■ GOAL ■
Do not copy the pictures; transcribe all other material exactly.

= = = =

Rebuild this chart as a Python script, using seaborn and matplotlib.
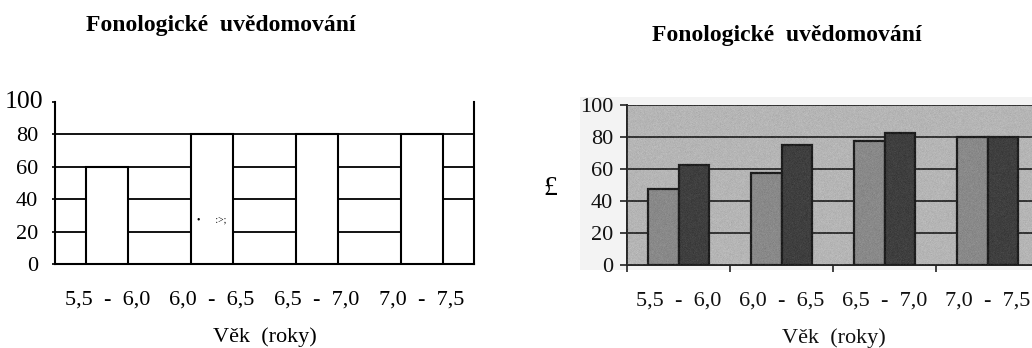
import numpy as np
import pandas as pd
import matplotlib
matplotlib.use("Agg")
import matplotlib.pyplot as plt
import matplotlib.transforms as mtransforms
import seaborn as sns
from matplotlib.patches import Rectangle

sns.set_theme(style="white")
plt.rcParams["font.family"] = ["Liberation Serif", "DejaVu Serif"]

# ---- data -------------------------------------------------------------
categories = ["5,5  -  6,0", "6,0  -  6,5", "6,5  -  7,0", "7,0  -  7,5"]
left_values = [60, 80, 80, 80]
series_a = [47.5, 57.5, 77.5, 80]
series_b = [62.5, 75, 82.5, 80]
series_names = ["A", "B"]
y_ticks = [0, 20, 40, 60, 80, 100]
grid_levels = [20, 40, 60, 80]

title = "Fonologické  uvědomování"
xlabel = "Věk  (roky)"

TICK_FS = 16
TITLE_FS = 17

fig = plt.figure(figsize=(10.32, 3.48), dpi=100)
fig.patch.set_facecolor("white")

# ---- left panel: outlined bars over a plain grid -----------------------
axL = fig.add_axes([55 / 1032, 1 - 264 / 348, 419 / 1032, 162 / 348])
axL.set_facecolor("white")
sns.barplot(x=categories, y=left_values, color="white", edgecolor="black",
            linewidth=1.5, width=0.4, saturation=1, ax=axL, zorder=3)
axL.set_xlim(-0.5, 3.5)
axL.set_ylim(0, 100)
for lvl in grid_levels:
    # the 20 line stops under the last bar
    end = 3.0 if lvl == 20 else 3.5
    axL.hlines(lvl, -0.5, end, color="black", lw=1.3, zorder=1)
for side in ["left", "right", "bottom"]:
    axL.spines[side].set_color("black")
    axL.spines[side].set_linewidth(1.5)
axL.spines["top"].set_visible(False)
axL.set_yticks(y_ticks)
# the top label is set larger and a little closer to the axis
axL.set_yticklabels([str(v) if v != y_ticks[-1] else "" for v in y_ticks])
axL.tick_params(axis="y", left=True, length=2, width=1.2, color="black",
                labelsize=TICK_FS, pad=10, labelcolor="black")
axL.tick_params(axis="x", bottom=False, labelsize=TICK_FS, pad=13, labelcolor="black")
top_tf = mtransforms.blended_transform_factory(axL.transAxes, axL.transData)
axL.text(-0.028, y_ticks[-1], str(y_ticks[-1]), transform=top_tf, fontsize=18.5,
         ha="right", va="center", color="black")
axL.set_xlabel(xlabel, fontsize=TICK_FS, color="black")
axL.xaxis.set_label_coords(0.5, -0.45)
axL.xaxis.label.set_va("center")
axL.set_ylabel("")
axL.text(1.0, 27, "•      :>;", fontsize=7, ha="center", va="center", color="black")
fig.text(221 / 1032, 1 - 26 / 348, title, fontsize=TITLE_FS, fontweight="bold",
         ha="center", va="center", color="black")

# ---- right panel: paired grey bars ------------------------------------
fig.patches.append(Rectangle((580 / 1032, 1 - 270 / 348), 452 / 1032, 173 / 348,
                             transform=fig.transFigure, facecolor="#f3f3f3",
                             edgecolor="none", zorder=-5))
axR = fig.add_axes([627 / 1032, 1 - 265 / 348, 412 / 1032, 160 / 348])
axR.set_facecolor("#bcbcbc")
df = pd.DataFrame({
    "kategorie": categories * 2,
    "hodnota": series_a + series_b,
    "skupina": [series_names[0]] * len(categories) + [series_names[1]] * len(categories),
})
sns.barplot(data=df, x="kategorie", y="hodnota", hue="skupina",
            palette=["#8a8a8a", "#363636"], edgecolor="#111111", linewidth=1.6,
            width=0.6, saturation=1, legend=False, ax=axR, zorder=3)
axR.set_xlim(-0.5, 3.5)
axR.set_ylim(0, 100)
for lvl in y_ticks[1:]:
    axR.axhline(lvl, color="#2a2a2a", lw=1.4, zorder=1)
for side in ["top", "right"]:
    axR.spines[side].set_visible(False)
for side in ["left", "bottom"]:
    axR.spines[side].set_color("#222222")
    axR.spines[side].set_linewidth(1.4)
axR.set_yticks(y_ticks)
axR.tick_params(axis="y", left=True, length=5, width=1.2, color="#222222",
                labelsize=TICK_FS, pad=5, labelcolor="#111111")
axR.set_xticks(np.arange(-0.5, 4.0, 1.0), minor=True)
axR.tick_params(axis="x", which="minor", bottom=True, length=5, width=1.2,
                color="#222222")
axR.tick_params(axis="x", which="major", bottom=False, labelsize=TICK_FS, pad=13,
                labelcolor="#111111")
axR.set_xlabel(xlabel, fontsize=TICK_FS, color="#111111")
axR.xaxis.set_label_coords(0.502, -0.456)
axR.xaxis.label.set_va("center")
axR.set_ylabel("£", fontsize=20, rotation=0, color="black", va="center", ha="center")
axR.yaxis.set_label_coords(-0.187, 0.48)

# fine print grain over the shaded panel
rng = np.random.default_rng(3)
grain = rng.normal(0, 1, (160, 420))
axR.imshow(grain, extent=(0, 1, 0, 1), transform=axR.transAxes, cmap="gray",
           alpha=0.12, aspect="auto", zorder=5, interpolation="nearest")
axR.set_xlim(-0.5, 3.5)
axR.set_ylim(0, 100)

fig.text(787 / 1032, 1 - 35 / 348, title, fontsize=TITLE_FS, fontweight="bold",
         ha="center", va="center", color="black")

fig.savefig("out.png", dpi=100, facecolor="white")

= = = =

■ FULL ANSWER ■
Rebuild this chart as a Python script, using seaborn and matplotlib.
import numpy as np
import pandas as pd
import matplotlib
matplotlib.use("Agg")
import matplotlib.pyplot as plt
import matplotlib.transforms as mtransforms
import seaborn as sns
from matplotlib.patches import Rectangle

sns.set_theme(style="white")
plt.rcParams["font.family"] = ["Liberation Serif", "DejaVu Serif"]

# ---- data -------------------------------------------------------------
categories = ["5,5  -  6,0", "6,0  -  6,5", "6,5  -  7,0", "7,0  -  7,5"]
left_values = [60, 80, 80, 80]
series_a = [47.5, 57.5, 77.5, 80]
series_b = [62.5, 75, 82.5, 80]
series_names = ["A", "B"]
y_ticks = [0, 20, 40, 60, 80, 100]
grid_levels = [20, 40, 60, 80]

title = "Fonologické  uvědomování"
xlabel = "Věk  (roky)"

TICK_FS = 16
TITLE_FS = 17

fig = plt.figure(figsize=(10.32, 3.48), dpi=100)
fig.patch.set_facecolor("white")

# ---- left panel: outlined bars over a plain grid -----------------------
axL = fig.add_axes([55 / 1032, 1 - 264 / 348, 419 / 1032, 162 / 348])
axL.set_facecolor("white")
sns.barplot(x=categories, y=left_values, color="white", edgecolor="black",
            linewidth=1.5, width=0.4, saturation=1, ax=axL, zorder=3)
axL.set_xlim(-0.5, 3.5)
axL.set_ylim(0, 100)
for lvl in grid_levels:
    # the 20 line stops under the last bar
    end = 3.0 if lvl == 20 else 3.5
    axL.hlines(lvl, -0.5, end, color="black", lw=1.3, zorder=1)
for side in ["left", "right", "bottom"]:
    axL.spines[side].set_color("black")
    axL.spines[side].set_linewidth(1.5)
axL.spines["top"].set_visible(False)
axL.set_yticks(y_ticks)
# the top label is set larger and a little closer to the axis
axL.set_yticklabels([str(v) if v != y_ticks[-1] else "" for v in y_ticks])
axL.tick_params(axis="y", left=True, length=2, width=1.2, color="black",
                labelsize=TICK_FS, pad=10, labelcolor="black")
axL.tick_params(axis="x", bottom=False, labelsize=TICK_FS, pad=13, labelcolor="black")
top_tf = mtransforms.blended_transform_factory(axL.transAxes, axL.transData)
axL.text(-0.028, y_ticks[-1], str(y_ticks[-1]), transform=top_tf, fontsize=18.5,
         ha="right", va="center", color="black")
axL.set_xlabel(xlabel, fontsize=TICK_FS, color="black")
axL.xaxis.set_label_coords(0.5, -0.45)
axL.xaxis.label.set_va("center")
axL.set_ylabel("")
axL.text(1.0, 27, "•      :>;", fontsize=7, ha="center", va="center", color="black")
fig.text(221 / 1032, 1 - 26 / 348, title, fontsize=TITLE_FS, fontweight="bold",
         ha="center", va="center", color="black")

# ---- right panel: paired grey bars ------------------------------------
fig.patches.append(Rectangle((580 / 1032, 1 - 270 / 348), 452 / 1032, 173 / 348,
                             transform=fig.transFigure, facecolor="#f3f3f3",
                             edgecolor="none", zorder=-5))
axR = fig.add_axes([627 / 1032, 1 - 265 / 348, 412 / 1032, 160 / 348])
axR.set_facecolor("#bcbcbc")
df = pd.DataFrame({
    "kategorie": categories * 2,
    "hodnota": series_a + series_b,
    "skupina": [series_names[0]] * len(categories) + [series_names[1]] * len(categories),
})
sns.barplot(data=df, x="kategorie", y="hodnota", hue="skupina",
            palette=["#8a8a8a", "#363636"], edgecolor="#111111", linewidth=1.6,
            width=0.6, saturation=1, legend=False, ax=axR, zorder=3)
axR.set_xlim(-0.5, 3.5)
axR.set_ylim(0, 100)
for lvl in y_ticks[1:]:
    axR.axhline(lvl, color="#2a2a2a", lw=1.4, zorder=1)
for side in ["top", "right"]:
    axR.spines[side].set_visible(False)
for side in ["left", "bottom"]:
    axR.spines[side].set_color("#222222")
    axR.spines[side].set_linewidth(1.4)
axR.set_yticks(y_ticks)
axR.tick_params(axis="y", left=True, length=5, width=1.2, color="#222222",
                labelsize=TICK_FS, pad=5, labelcolor="#111111")
axR.set_xticks(np.arange(-0.5, 4.0, 1.0), minor=True)
axR.tick_params(axis="x", which="minor", bottom=True, length=5, width=1.2,
                color="#222222")
axR.tick_params(axis="x", which="major", bottom=False, labelsize=TICK_FS, pad=13,
                labelcolor="#111111")
axR.set_xlabel(xlabel, fontsize=TICK_FS, color="#111111")
axR.xaxis.set_label_coords(0.502, -0.456)
axR.xaxis.label.set_va("center")
axR.set_ylabel("£", fontsize=20, rotation=0, color="black", va="center", ha="center")
axR.yaxis.set_label_coords(-0.187, 0.48)

# fine print grain over the shaded panel
rng = np.random.default_rng(3)
grain = rng.normal(0, 1, (160, 420))
axR.imshow(grain, extent=(0, 1, 0, 1), transform=axR.transAxes, cmap="gray",
           alpha=0.12, aspect="auto", zorder=5, interpolation="nearest")
axR.set_xlim(-0.5, 3.5)
axR.set_ylim(0, 100)

fig.text(787 / 1032, 1 - 35 / 348, title, fontsize=TITLE_FS, fontweight="bold",
         ha="center", va="center", color="black")

fig.savefig("out.png", dpi=100, facecolor="white")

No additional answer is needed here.